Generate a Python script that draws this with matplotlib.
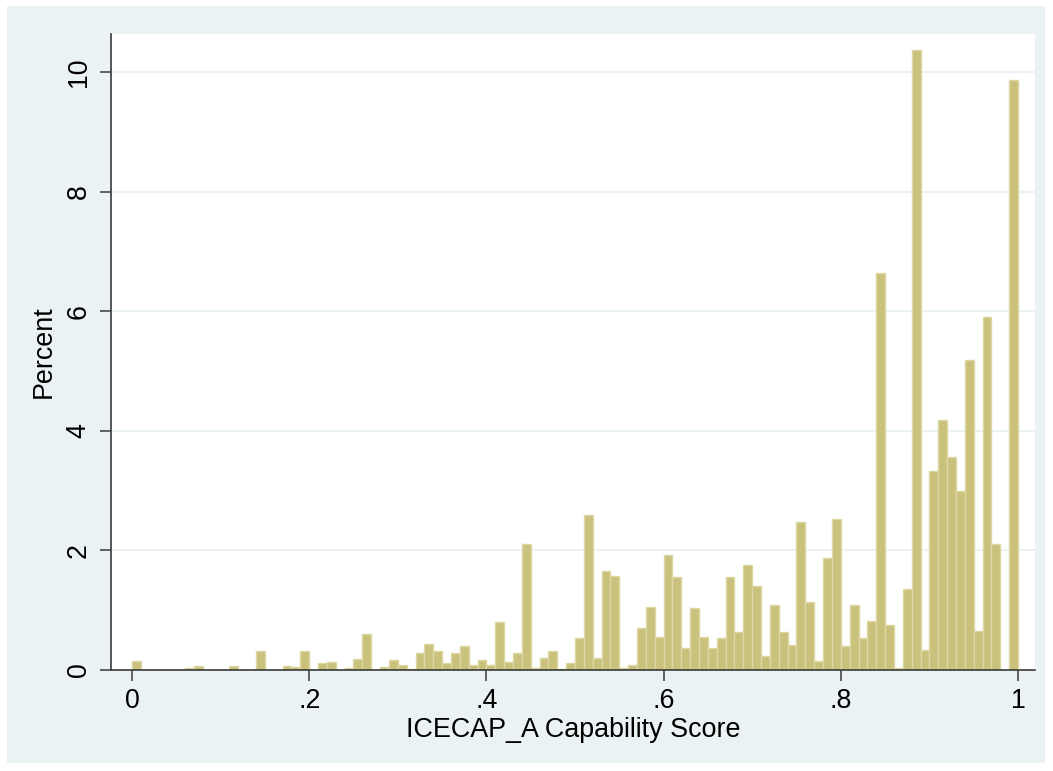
import numpy as np
import matplotlib
matplotlib.use("Agg")
import matplotlib.pyplot as plt
from matplotlib.patches import Rectangle

# Percent per bin (bins of width 0.01 from 0 to 1)
percent = [
    0.15, 0, 0, 0, 0, 0, 0.03, 0.07, 0, 0,
    0, 0.07, 0, 0, 0.31, 0, 0, 0.07, 0.045, 0.31,
    0, 0.12, 0.14, 0, 0.03, 0.18, 0.60, 0, 0.05, 0.16,
    0.09, 0.02, 0.28, 0.43, 0.32, 0.12, 0.28, 0.40, 0.08, 0.16,
    0.09, 0.81, 0.13, 0.29, 2.11, 0.04, 0.20, 0.32, 0.02, 0.11,
    0.54, 2.60, 0.20, 1.65, 1.57, 0.04, 0.09, 0.70, 1.05, 0.56,
    1.93, 1.55, 0.37, 1.03, 0.56, 0.37, 0.54, 1.55, 0.63, 1.76,
    1.41, 0.24, 1.09, 0.63, 0.42, 2.47, 1.14, 0.15, 1.88, 2.52,
    0.40, 1.08, 0.54, 0.82, 6.65, 0.75, 0.03, 1.36, 10.37, 0.33,
    3.33, 4.19, 3.56, 3.00, 5.19, 0.66, 5.90, 2.11, 0, 9.87,
]
x_range = (0.0, 1.0)
x_ticks = [0, 0.2, 0.4, 0.6, 0.8, 1.0]
x_ticklabels = ["0", ".2", ".4", ".6", ".8", "1"]
y_ticks = [0, 2, 4, 6, 8, 10]
y_ticklabels = ["0", "2", "4", "6", "8", "10"]
x_label = "ICECAP_A Capability Score"
y_label = "Percent"

plt.rcParams['font.family'] = ['Liberation Sans', 'DejaVu Sans']

W, H = 1053, 771
fig = plt.figure(figsize=(W / 100, H / 100), dpi=100)
fig.patch.set_facecolor('white')
bg = '#eaf2f3'
fig.patches.append(Rectangle((7 / W, 8 / H), (1045 - 7) / W, (763 - 6) / H,
                             transform=fig.transFigure, facecolor=bg,
                             edgecolor='none', zorder=-10))

ax = fig.add_axes([111 / W, (H - 670) / H, (1035 - 111) / W, (670 - 34) / H])
ax.set_facecolor('white')

edges = np.linspace(x_range[0], x_range[1], len(percent) + 1)
ax.bar(edges[:-1], percent, width=np.diff(edges), align='edge',
       color='#c9c17c', edgecolor='#dcd7a3', linewidth=1.0, zorder=2)

ax.set_xlim(-0.0237, 1.0192)
ax.set_ylim(0, 10.64)

for yt in y_ticks[1:]:
    ax.axhline(yt, color=bg, linewidth=1.4, zorder=1)

ax.set_xticks(x_ticks)
ax.set_xticklabels(x_ticklabels)
ax.set_yticks(y_ticks)
ax.set_yticklabels(y_ticklabels, rotation=90, va='center')

for s in ['top', 'right']:
    ax.spines[s].set_visible(False)
for s in ['left', 'bottom']:
    ax.spines[s].set_color('#3a3a3a')
    ax.spines[s].set_linewidth(1.2)
    ax.spines[s].set_zorder(5)

ax.tick_params(axis='both', direction='out', length=8, width=1.1,
               color='#3a3a3a', labelsize=19.3, labelcolor='black')
ax.tick_params(axis='x', pad=5)
ax.tick_params(axis='y', pad=6)

ax.set_xlabel(x_label, fontsize=19.4, labelpad=2)
ax.set_ylabel(y_label, fontsize=19.4, labelpad=6)

fig.savefig('out.png', dpi=100, facecolor=fig.get_facecolor())
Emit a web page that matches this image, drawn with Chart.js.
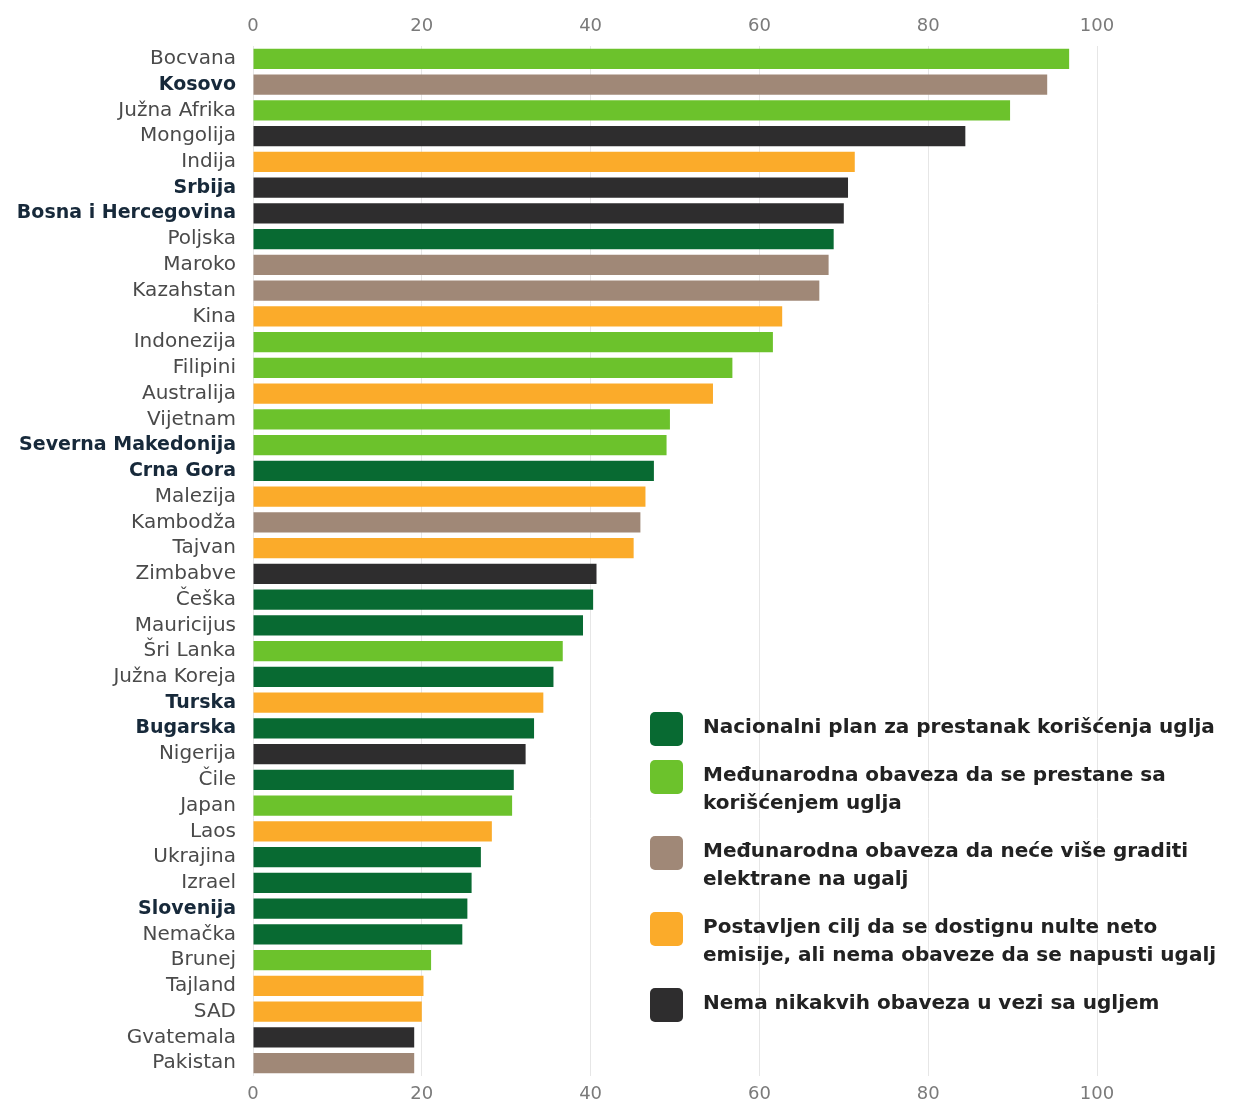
<!DOCTYPE html>
<html>
<head>
<meta charset="utf-8">
<script src="https://cdn.jsdelivr.net/npm/chart.js@4.4.0/dist/chart.umd.min.js"></script>
<style>
  html, body { margin: 0; padding: 0; background: #fff; }
  #wrap { position: relative; width: 1241px; height: 1103px; }
  #legend { position: absolute; left: 650px; top: 712px; font-family: "DejaVu Sans", sans-serif; font-size: 20px; font-weight: 600; color: #222; }
  .item { position: relative; padding-left: 53px; line-height: 28px; margin-bottom: 20px; white-space: nowrap; }
  .item span.sw { position: absolute; left: 0; top: 0px; width: 33px; height: 34px; border-radius: 5px; }
</style>
</head>
<body>
<div id="wrap">
  <canvas id="chart" width="1241" height="1103"></canvas>
  <div id="legend"></div>
</div>
<script>
// countries, sorted as in the picture
var countries = ['Bocvana', 'Kosovo', 'Južna Afrika', 'Mongolija', 'Indija', 'Srbija', 'Bosna i Hercegovina',
  'Poljska', 'Maroko', 'Kazahstan', 'Kina', 'Indonezija', 'Filipini', 'Australija', 'Vijetnam',
  'Severna Makedonija', 'Crna Gora', 'Malezija', 'Kambodža', 'Tajvan', 'Zimbabve', 'Češka', 'Mauricijus',
  'Šri Lanka', 'Južna Koreja', 'Turska', 'Bugarska', 'Nigerija', 'Čile', 'Japan', 'Laos', 'Ukrajina',
  'Izrael', 'Slovenija', 'Nemačka', 'Brunej', 'Tajland', 'SAD', 'Gvatemala', 'Pakistan'];

var values = [96.7, 94.1, 89.7, 84.4, 71.3, 70.5, 70.0, 68.8, 68.2, 67.1, 62.7, 61.6, 56.8, 54.5, 49.4,
  49.0, 47.5, 46.5, 45.9, 45.1, 40.7, 40.3, 39.1, 36.7, 35.6, 34.4, 33.3, 32.3, 30.9, 30.7, 28.3, 27.0,
  25.9, 25.4, 24.8, 21.1, 20.2, 20.0, 19.1, 19.1];

// which commitment group each country belongs to (index into groups)
var groupOf = [1, 2, 1, 4, 3, 4, 4, 0, 2, 2, 3, 1, 1, 3, 1, 1, 0, 3, 2, 3, 4, 0, 0, 1, 0, 3, 0, 4, 0, 1,
  3, 0, 0, 0, 0, 1, 3, 3, 4, 2];

var groups = [
  'Nacionalni plan za prestanak korišćenja uglja',
  'Međunarodna obaveza da se prestane sa<br>korišćenjem uglja',
  'Međunarodna obaveza da neće više graditi<br>elektrane na ugalj',
  'Postavljen cilj da se dostignu nulte neto<br>emisije, ali nema obaveze da se napusti ugalj',
  'Nema nikakvih obaveza u vezi sa ugljem'
];
var groupColors = ['#086a32', '#6cc22c', '#a08877', '#fbab2a', '#2e2d2e'];

// Western Balkans countries shown in bold
var highlighted = ['Kosovo', 'Srbija', 'Bosna i Hercegovina', 'Severna Makedonija', 'Crna Gora',
  'Turska', 'Bugarska', 'Slovenija'];

var xTicks = [0, 20, 40, 60, 80, 100];

var barColors = groupOf.map(function(g) { return groupColors[g]; });

// legend as html on top of the canvas
var legendHtml = '';
groups.forEach(function(txt, i) {
  legendHtml += '<div class="item"><span class="sw" style="background:' + groupColors[i] + '"></span>' + txt + '</div>';
});
document.getElementById('legend').innerHTML = legendHtml;

var font = 'DejaVu Sans';

new Chart(document.getElementById('chart'), {
  type: 'bar',
  data: {
    labels: countries,
    datasets: [{
      data: values,
      backgroundColor: barColors,
      barPercentage: 1,
      categoryPercentage: 0.78
    }]
  },
  options: {
    responsive: false,
    animation: false,
    indexAxis: 'y',
    layout: { padding: { left: 0, right: 144, top: 0, bottom: 0 } },
    plugins: { legend: { display: false }, tooltip: { enabled: false } },
    scales: {
      x: {
        position: 'top',
        min: 0, max: 100,
        afterBuildTicks: function(s) { s.ticks = xTicks.map(function(v) { return { value: v }; }); },
        afterFit: function(s) { s.height = 46; },
        grid: { color: '#e6e6e6', drawTicks: false },
        border: { display: false },
        ticks: { color: '#7a7a7a', font: { family: font, size: 18 }, padding: 9 }
      },
      x2: {
        type: 'linear',
        axis: 'x',
        position: 'bottom',
        min: 0, max: 100,
        afterBuildTicks: function(s) { s.ticks = xTicks.map(function(v) { return { value: v }; }); },
        afterFit: function(s) { s.height = 27; },
        grid: { display: false },
        border: { display: false },
        ticks: { color: '#7a7a7a', font: { family: font, size: 18 }, padding: 0 }
      },
      y: {
        afterFit: function(s) { s.width = 253; },
        grid: { display: false },
        border: { display: false },
        ticks: {
          padding: 9,
          autoSkip: false,
          color: function(ctx) {
            return highlighted.indexOf(countries[ctx.index]) >= 0 ? '#17293a' : '#4a4a4a';
          },
          font: function(ctx) {
            var b = highlighted.indexOf(countries[ctx.index]) >= 0;
            return { family: font, size: b ? 19 : 20, weight: b ? 'bold' : 'normal' };
          }
        }
      }
    }
  }
});
</script>
</body>
</html>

● AIM:
Look through the material and copy each line that has "this".

● EXERCISE SOLUTION:
Generate a Python script that draws this with matplotlib.
Emit a web page that matches this image, drawn with Chart.js.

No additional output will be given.